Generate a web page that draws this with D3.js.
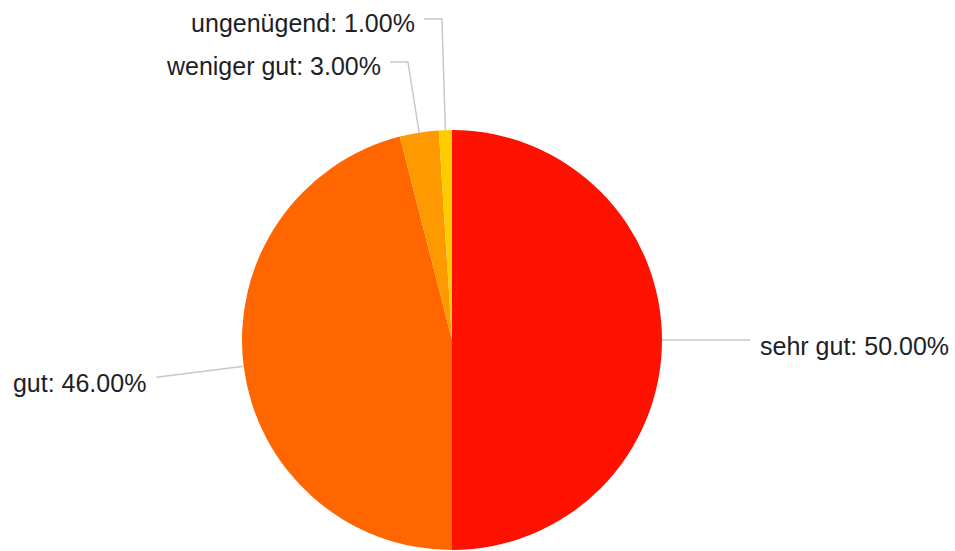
<!DOCTYPE html>
<html>
<head>
<meta charset="utf-8">
<script src="https://cdn.jsdelivr.net/npm/d3@7"></script>
<style>
  html, body { margin: 0; padding: 0; background: #fff; }
  svg { display: block; }
  .label { font-family: "Liberation Sans", Arial, sans-serif; font-size: 25px; fill: #1e1e28; }
  .leader { fill: none; stroke: #c8c8c8; stroke-width: 1.5; }
</style>
</head>
<body>
<svg id="chart" width="955" height="551"></svg>
<script>
'use strict';

var categories = ["sehr gut", "gut", "weniger gut", "ungenügend"];
var values = [50, 46, 3, 1];
var colors = ["#ff1100", "#ff6600", "#ff9900", "#ffcc00"];

var width = 955, height = 551;
var cx = 452, cy = 340, radius = 210;

// label placement: side labels run out radially, small slices stack at the top
var sideLength = 88;
var topRows = { "weniger gut": 62, "ungenügend": 19 };

var data = categories.map(function (c, i) {
  return { name: c, value: values[i], color: colors[i] };
});
var total = d3.sum(values);
var fmt = d3.format(".2f");

var pie = d3.pie().sort(null).value(function (d) { return d.value; });
var arc = d3.arc().innerRadius(0).outerRadius(radius);

var svg = d3.select("#chart");
var g = svg.append("g").attr("transform", "translate(" + cx + "," + cy + ")");

var arcs = pie(data);

g.selectAll("path.slice")
  .data(arcs)
  .enter().append("path")
    .attr("class", "slice")
    .attr("d", arc)
    .attr("fill", function (d) { return d.data.color; });

var labels = g.selectAll("g.lbl")
  .data(arcs)
  .enter().append("g")
    .attr("class", "lbl");

labels.each(function (d) {
  var el = d3.select(this);
  var a = (d.startAngle + d.endAngle) / 2;
  var sx = Math.sin(a), sy = -Math.cos(a);
  var p0 = [radius * sx, radius * sy];
  var text = d.data.name + ": " + fmt(d.data.value / total * 100) + "%";
  var pts, tx, ty, anchor;

  if (topRows[d.data.name] !== undefined) {
    var rowY = topRows[d.data.name] - cy;
    var t = rowY / sy;
    var p1 = [t * sx, rowY];
    var p2 = [p1[0] - 18, rowY];
    pts = [p0, p1, p2];
    tx = p2[0] - 9;
    ty = rowY + 4;
    anchor = "end";
  } else {
    var p1s = [(radius + sideLength) * sx, (radius + sideLength) * sy];
    pts = [p0, p1s];
    var right = sx > 0;
    tx = p1s[0] + (right ? 10 : -10);
    ty = p1s[1] + 6;
    anchor = right ? "start" : "end";
  }

  el.append("path")
    .attr("class", "leader")
    .attr("d", d3.line()(pts));

  el.append("text")
    .attr("class", "label")
    .attr("x", tx)
    .attr("y", ty)
    .attr("dy", "0.35em")
    .attr("text-anchor", anchor)
    .text(text);
});
</script>
</body>
</html>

═══

▶ _What you are asked to do_
Starting at the top of the listing above, reproduce each line up to and including the one with "var cx = 452, cy = 340, radius = 210;"; omit the pictures.

▶ _Written reply_
Generate a web page that draws this with D3.js.
<!DOCTYPE html>
<html>
<head>
<meta charset="utf-8">
<script src="https://cdn.jsdelivr.net/npm/d3@7"></script>
<style>
  html, body { margin: 0; padding: 0; background: #fff; }
  svg { display: block; }
  .label { font-family: "Liberation Sans", Arial, sans-serif; font-size: 25px; fill: #1e1e28; }
  .leader { fill: none; stroke: #c8c8c8; stroke-width: 1.5; }
</style>
</head>
<body>
<svg id="chart" width="955" height="551"></svg>
<script>
'use strict';

var categories = ["sehr gut", "gut", "weniger gut", "ungenügend"];
var values = [50, 46, 3, 1];
var colors = ["#ff1100", "#ff6600", "#ff9900", "#ffcc00"];

var width = 955, height = 551;
var cx = 452, cy = 340, radius = 210;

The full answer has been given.